Pearson and BP face pressure over bosses' pay as EU plans new curbs
Top remuneration in the firing line again with move to limit gulf between boards and staff
James Moore is the Independent's Associate Business Editor and writes the Outlook City comment column from Tuesday to Friday. He also has a keen interest in disability issues and when not attempting to further injure himself playing wheelchair basketball.
associate business editor
Thursday 10 April 2014
The executive pay season has burst into life with the EU proposing tough new rules on bosses' remuneration as the educational publisher Pearson was forced to issue a statement "clarifying" its policy amid mounting pressure from shareholders.
BP could also face disquiet today at its annual meeting over chief executive Bob Dudley's £5.2m pay package, more than treble the £1.6m he received in 2012 despite the legal issues that continue to hang over the company. But on the flipside, Next's boss, Lord Wolfson, said he would hand his £4m bonus to 20,000 staff at the retailer, which has enjoyed an exceptional run.
The EU's plan is similar to reforms introduced in the UK, by Vince Cable's Business Department, which have provided shareholders with a binding vote on pay policy every three years. Such a vote is now set to be made mandatory across Europe. But the EU's financial services chief, Michel Barnier, wants to go further, by forcing companies to say why a ratio for the difference in pay between directors and full-time staff is appropriate.

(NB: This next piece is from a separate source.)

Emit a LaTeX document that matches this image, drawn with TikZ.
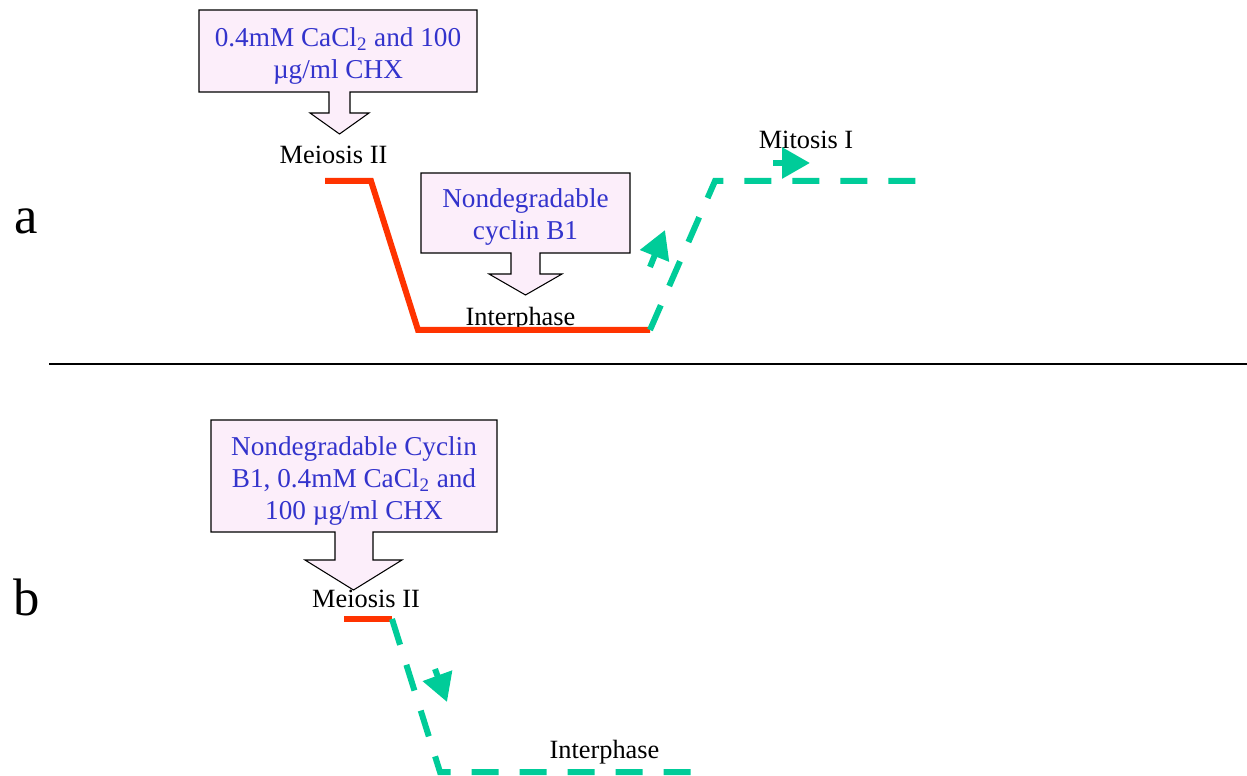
\documentclass[tikz,border=0pt]{standalone}
\usepackage{fontspec}
\setmainfont{Liberation Serif}
\usepackage{xcolor}
\definecolor{calloutFill}{HTML}{FCEEFA}
\definecolor{calloutText}{HTML}{3333CC}
\definecolor{phaseRed}{HTML}{FF3300}
\definecolor{phaseGreen}{HTML}{00CC99}
\usetikzlibrary{arrows.meta}

\begin{document}
\begin{tikzpicture}[x=0.02cm, y=-0.02cm,
  callout/.style={fill=calloutFill, draw=black, line width=0.6pt},
  boxtext/.style={text=calloutText, align=center, font=\fontsize{15.5}{18.2}\selectfont},
  stagetext/.style={anchor=base, font=\fontsize{15}{18}\selectfont},
  panel/.style={anchor=base west, inner sep=0pt, font=\fontsize{30}{36}\selectfont},
  redline/.style={phaseRed, line width=0.12cm},
  greenline/.style={phaseGreen, line width=0.12cm, dash pattern=on 0.54cm off 0.42cm},
  greenarrow/.style={phaseGreen, line width=0.12cm, -{Triangle[length=0.56cm, width=0.6cm]}}]
  \useasboundingbox (0,0) rectangle (1247,776);

  % panel a
  \node[panel] (pa) at (14,234) {a};
  \filldraw[callout] (199,10) -- (477,10) -- (477,92) -- (350,92) -- (350,113) -- (369,113)
    -- (339.5,134) -- (310,113) -- (329,113) -- (329,92) -- (199,92) -- cycle;
  \node[boxtext] (cachxA) at (338,56) {0.4mM CaCl\textsubscript{2} and 100\\µg/ml CHX};
  \filldraw[callout] (421,173) -- (630,173) -- (630,253) -- (540,253) -- (540,274) -- (562,274)
    -- (525.5,295) -- (489,274) -- (511,274) -- (511,253) -- (421,253) -- cycle;
  \node[boxtext] (cyclinA) at (525.5,217) {Nondegradable\\cyclin B1};
  \node[stagetext] (meioA) at (333.5,164) {Meiosis II};
  \node[stagetext] (interA) at (520.5,326) {Interphase};
  \node[stagetext] (mitoA) at (806,149) {Mitosis I};

  \coordinate (startA) at (325,181);
  \coordinate (dropA) at (371,181);
  \coordinate (lowA) at (418,330);
  \coordinate (riseA) at (650,330);
  \coordinate (topA) at (715,181);
  \coordinate (endA) at (926,181);
  \draw[redline] (startA) -- (dropA) -- (lowA) -- (riseA);
  \draw[greenline] (riseA) -- (topA) -- (endA);
  \coordinate (upTail) at (650,267);
  \coordinate (upTip) at (665,230);
  \coordinate (rightTail) at (773,163);
  \coordinate (rightTip) at (810,163);
  \draw[greenarrow] (upTail) -- (upTip);
  \draw[greenarrow] (rightTail) -- (rightTip);

  % divider
  \coordinate (divL) at (49,364);
  \coordinate (divR) at (1247,364);
  \draw[line width=1.1pt] (divL) -- (divR);

  % panel b
  \node[panel] (pb) at (13,615) {b};
  \filldraw[callout] (211,420) -- (497,420) -- (497,532) -- (373,532) -- (373,560) -- (402,560)
    -- (353.5,590) -- (305,560) -- (335,560) -- (335,532) -- (211,532) -- cycle;
  \node[boxtext] (cachxB) at (354,481) {Nondegradable Cyclin\\B1, 0.4mM CaCl\textsubscript{2} and\\100 µg/ml CHX};
  \node[stagetext] (meioB) at (366,607) {Meiosis II};
  \node[stagetext] (interB) at (604.5,758) {Interphase};

  \coordinate (startB) at (344,619);
  \coordinate (dropB) at (392,619);
  \coordinate (lowB) at (440,772);
  \coordinate (endB) at (706,772);
  \draw[redline] (startB) -- (dropB);
  \draw[greenline] (dropB) -- (lowB) -- (endB);
  \coordinate (downTail) at (435,669);
  \coordinate (downTip) at (447,702);
  \draw[greenarrow] (downTail) -- (downTip);
\end{tikzpicture}
\end{document}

This was left out of the UK reforms because, in part, of sharp differences between various sectors. The multiple between those at the top of retailers, for example, would be very much higher than those at a technology company or investment bank.
There have also been fears expressed that some companies could cynically outsource the lowest-paid workers as a result of the measure.
Mr Barnier said the rules were aimed at tackling "short-termism" among Europe's more than 10,000 listed companies. The move comes amid mounting anger over soaring bosses' pay at a time of high unemployment and austerity.
He said: "I cannot explain this enormous gap between the level of pay and corporate governance, and it does leave you with a pretty bitter taste in your mouth when you see the excessive levels of pay in some cases."
Alexandra Beides, from the lawyers Linklaters, said of the EU plan: "Currently, EU countries differ dramatically in their approach to a say on pay, so the EU's proposals may create a more level playing field. However, the Commission's proposals also contain some more onerous provisions previously considered in some EU countries but not implemented."
Pearson said it was "clarifying" its pay policy following "further discussions with shareholder representatives" just three weeks after publishing its annual report and two weeks before its annual shareholders meeting.
New rules will limit excess pay and bonus increases as well as golden hellos for new executives.
Yesterday's statement, signed by Sir David Arculus, chairman of the company's remuneration committee, said the committee wants "to define and limit when and how remuneration arrangements outside the normal terms of the policy and remuneration in excess of the normal limits set out in the policy might be applied".
Shareholders did not like plans to give the board discretion to exceed its own pay and bonus policies or award over-generous golden handshakes to new executives.